Global sales of digital music are continuing to rise, generating revenues of $1.1 billion for record companies last year and softening an overall slump in music sales, the industry said Friday.
The International Federation of the Phonographic Industry, or IFPI, said that revenues from digital sales almost tripled from $400 million in 2004. The total number of digital single tracks downloaded online or to mobile phones rose to 470 million units, up from 160 million.
However, overall music sales continued their decline of recent years, dropping another 3 percent in 2005, largely due to a 6.7 percent drop in the value of CD purchases.
IFPI Chairman and Chief Executive John Kennedy attributed the decline to piracy, competition from other entertainment outlets and a shift in the way listeners get their music.
Single-song downloads dominated global online sales, accounting for 86 percent of purchases.
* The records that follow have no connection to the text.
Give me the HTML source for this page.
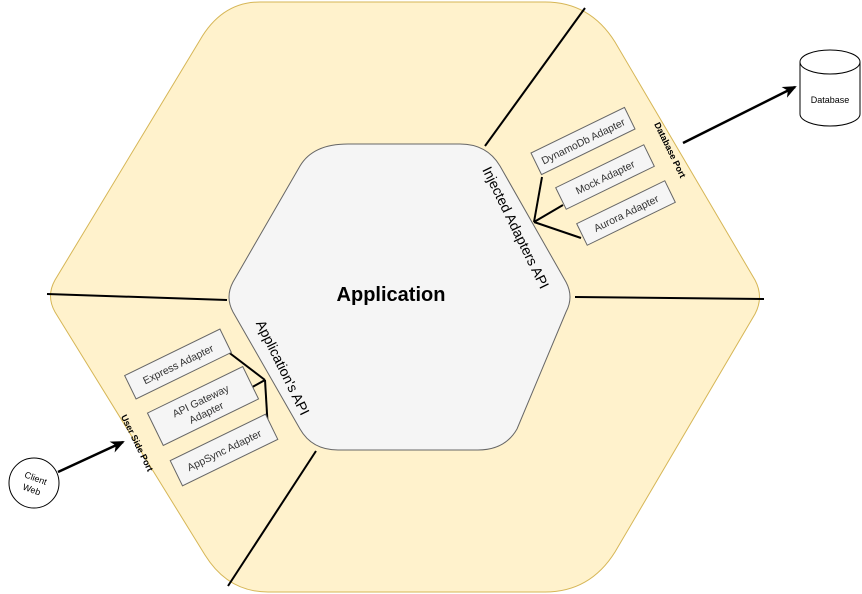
<!DOCTYPE html>
<html><head><meta charset="utf-8"><style>html,body{margin:0;padding:0;background:#fff}svg{display:block}text{font-family:"Liberation Sans",sans-serif}</style></head>
<body>
<svg width="862" height="594" viewBox="0 0 862 594" xmlns="http://www.w3.org/2000/svg">
<defs><marker id="ar" markerWidth="14" markerHeight="12" refX="12" refY="6" orient="auto" markerUnits="userSpaceOnUse"><path d="M0,0 L14,6 L0,12 L4,6 Z" fill="#000"/></marker></defs>
<path d="M 260,2 L 545,2 Q 590,2 615,42 L 755,280 Q 764,297 755,314 L 615,552 Q 590,592 545,592 L 268,592 Q 228,592 205,555 L 55,312 Q 46,296 55,280 L 200,40 Q 222,2 260,2 Z" fill="#fff2cc" stroke="#d6b656" stroke-width="1"/>
<line x1="485" y1="146" x2="585" y2="8" stroke="#000" stroke-width="2"/>
<line x1="575" y1="297" x2="764" y2="299" stroke="#000" stroke-width="2"/>
<line x1="47" y1="294" x2="227" y2="300" stroke="#000" stroke-width="2"/>
<line x1="316" y1="451" x2="228" y2="586" stroke="#000" stroke-width="2"/>
<path d="M 348,144 L 460,144 Q 487,144 500,166 L 566,282 Q 574,297 566,312 L 517,429 Q 505,450 478,450 L 338,450 Q 312,450 300,429 L 233,312 Q 225,297 233,282 L 300,166 Q 313,144 348,144 Z" fill="#f5f5f5" stroke="#666" stroke-width="1"/>
<text x="391" y="301" font-size="20" font-weight="bold" text-anchor="middle">Application</text>
<text transform="translate(515,228) rotate(64)" font-size="14" text-anchor="middle" dy="4">Injected Adapters API</text>
<text transform="translate(282,368) rotate(64)" font-size="14" text-anchor="middle" dy="4">Application's API</text>
<text transform="translate(670,150) rotate(64)" font-size="9" font-weight="bold" text-anchor="middle" dy="3">Database Port</text>
<text transform="translate(137,443) rotate(64)" font-size="9" font-weight="bold" text-anchor="middle" dy="3">User Side Port</text>
<g stroke="#000" stroke-width="2"><line x1="534" y1="222" x2="542" y2="177"/><line x1="534" y1="222" x2="563" y2="205"/><line x1="534" y1="222" x2="581" y2="238"/>
<line x1="265" y1="380" x2="223" y2="348"/><line x1="265" y1="380" x2="247" y2="390"/><line x1="265" y1="380" x2="268" y2="430"/></g>
<g fill="#f5f5f5" stroke="#666" stroke-width="1" font-size="10.5">
<g transform="translate(583,141) rotate(-26)"><rect x="-52" y="-12" width="104" height="24"/><text x="0" y="4" text-anchor="middle" stroke="none" fill="#333">DynamoDb  Adapter</text></g>
<g transform="translate(605,177) rotate(-26)"><rect x="-49" y="-12" width="98" height="24"/><text x="0" y="4" text-anchor="middle" stroke="none" fill="#333">Mock  Adapter</text></g>
<g transform="translate(626,213) rotate(-26)"><rect x="-49" y="-12" width="98" height="24"/><text x="0" y="4" text-anchor="middle" stroke="none" fill="#333">Aurora  Adapter</text></g>
<g transform="translate(178,364) rotate(-26)"><rect x="-53" y="-13" width="106" height="26"/><text x="0" y="4" text-anchor="middle" stroke="none" fill="#333">Express Adapter</text></g>
<g transform="translate(203,406) rotate(-26)"><rect x="-53" y="-18" width="106" height="36"/><text x="0" y="-2" text-anchor="middle" stroke="none" fill="#333">API Gateway</text><text x="0" y="11" text-anchor="middle" stroke="none" fill="#333">Adapter</text></g>
<g transform="translate(224,450) rotate(-26)"><rect x="-53" y="-14" width="106" height="28"/><text x="0" y="4" text-anchor="middle" stroke="none" fill="#333">AppSync Adapter</text></g>
</g>
<line x1="683" y1="143" x2="795" y2="87" stroke="#000" stroke-width="2.5" marker-end="url(#ar)"/>
<line x1="58" y1="472" x2="123" y2="442" stroke="#000" stroke-width="2.5" marker-end="url(#ar)"/>
<path d="M800,62 L800,114 A30,12 0 0 0 860,114 L860,62" fill="#fff" stroke="#000"/>
<ellipse cx="830" cy="62" rx="30" ry="12" fill="#fff" stroke="#000"/>
<text x="830" y="103" font-size="9" text-anchor="middle">Database</text>
<circle cx="34" cy="483" r="25" fill="#fff" stroke="#000"/>
<g transform="translate(34,483) rotate(20)" font-size="9" text-anchor="middle"><text y="-2">Client</text><text y="10">Web</text></g>
</svg>
</body></html>
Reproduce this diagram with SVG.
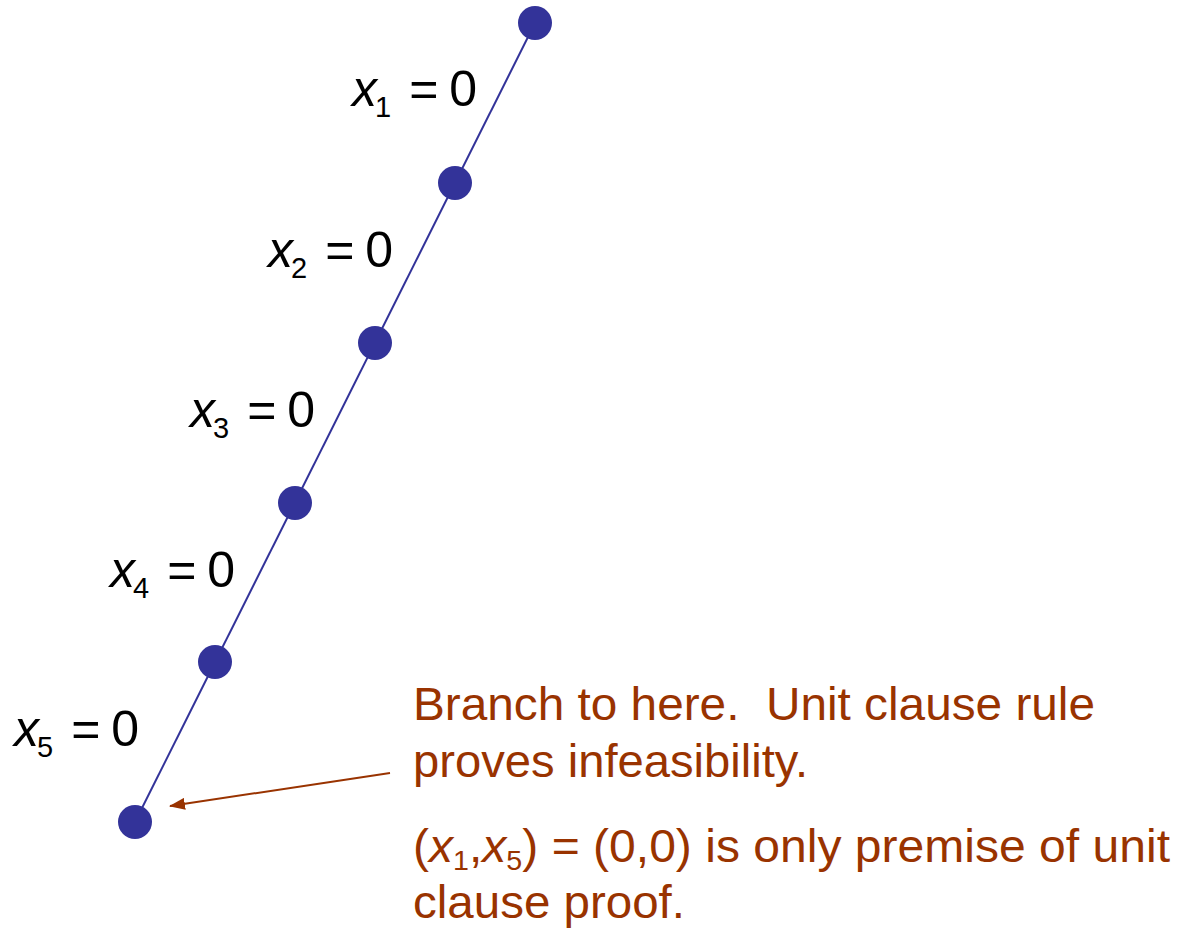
<svg xmlns="http://www.w3.org/2000/svg" width="1181" height="929" viewBox="0 0 1181 929">
<defs>
<style>
.node{fill:#333399}
.lbl{font-family:"Liberation Sans",Arial,sans-serif;font-size:50px;fill:#000}
.v{font-style:italic}
.sub{font-size:29px}
.note{font-family:"Liberation Sans",Arial,sans-serif;font-size:47px;fill:#993300}
</style>
<marker id="ah2" viewBox="0 0 16 12" refX="15" refY="6" markerWidth="16" markerHeight="12" markerUnits="userSpaceOnUse" orient="auto">
<path d="M0,0 L16,6 L0,12 z" fill="#993300"/>
</marker>
</defs>
<rect width="1181" height="929" fill="#fff"/>
<g id="connectors">
<line x1="535" y1="23" x2="135" y2="822" stroke="#333399" stroke-width="2"/>
<line x1="390" y1="773" x2="170" y2="806" stroke="#993300" stroke-width="2" marker-end="url(#ah2)"/>
</g>
<g id="n1"><circle class="node" cx="535" cy="23" r="17"/></g>
<g id="n2"><circle class="node" cx="455" cy="183" r="17"/></g>
<g id="n3"><circle class="node" cx="375" cy="343" r="17"/></g>
<g id="n4"><circle class="node" cx="295" cy="503" r="17"/></g>
<g id="n5"><circle class="node" cx="215" cy="662" r="17"/></g>
<g id="n6"><circle class="node" cx="135" cy="822" r="17"/></g>
<g id="labels">
<text class="lbl" x="352" y="106"><tspan class="v">x</tspan><tspan class="sub" dx="-2" dy="11">1</tspan><tspan dx="18" dy="-11">=</tspan><tspan dx="11">0</tspan></text>
<text class="lbl" x="268" y="267"><tspan class="v">x</tspan><tspan class="sub" dx="-2" dy="11">2</tspan><tspan dx="18" dy="-11">=</tspan><tspan dx="11">0</tspan></text>
<text class="lbl" x="190" y="427"><tspan class="v">x</tspan><tspan class="sub" dx="-2" dy="11">3</tspan><tspan dx="18" dy="-11">=</tspan><tspan dx="11">0</tspan></text>
<text class="lbl" x="110" y="587"><tspan class="v">x</tspan><tspan class="sub" dx="-2" dy="11">4</tspan><tspan dx="18" dy="-11">=</tspan><tspan dx="11">0</tspan></text>
<text class="lbl" x="14" y="746"><tspan class="v">x</tspan><tspan class="sub" dx="-2" dy="11">5</tspan><tspan dx="18" dy="-11">=</tspan><tspan dx="11">0</tspan></text>
</g>
<g id="note">
<text class="note" x="413" y="720" textLength="682" lengthAdjust="spacingAndGlyphs" xml:space="preserve">Branch to here.  Unit clause rule</text>
<text class="note" x="413" y="777" textLength="395" lengthAdjust="spacingAndGlyphs">proves infeasibility.</text>
<text class="note" x="413" y="862" textLength="757" lengthAdjust="spacingAndGlyphs">(<tspan class="v">x</tspan><tspan font-size="28" dy="8">1</tspan><tspan dy="-8">,</tspan><tspan class="v">x</tspan><tspan font-size="28" dy="8">5</tspan><tspan dy="-8">) = (0,0) is only premise of unit</tspan></text>
<text class="note" x="413" y="918" textLength="272" lengthAdjust="spacingAndGlyphs">clause proof.</text>
</g>
</svg>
Apple Computer Inc.'s iTunes Music Store remains the market leader.
"When you can buy just the songs you like in a digital format, you don't have to buy the album," said Phil Leigh of Inside Digital Media, a U.S. market research firm.
The IFPI said that 618.9 million CDs were sold during 2005, down 19 percent from the 762.8 million sold in 2001.
Kennedy said it was encouraging that the markets with the strongest digital sales — United States, Japan, Britain, Germany and France — were also generally the best performing markets overall.
"In Japan digital has already made up for the decline in physical sales, and other markets should go this way," he added.
Japan was also noted for the strength of mobile downloads, which dominate the digital music market there. Only 9 percent of consumers in Japan downloaded their music to computers, compared to around 65 percent in the United States, Britain and Germany.
Coldplay's album "X&Y" was the biggest-selling album of the year globally, with over 8 million copies flying off the shelves. It was also the biggest-selling digital record of the year in the United States.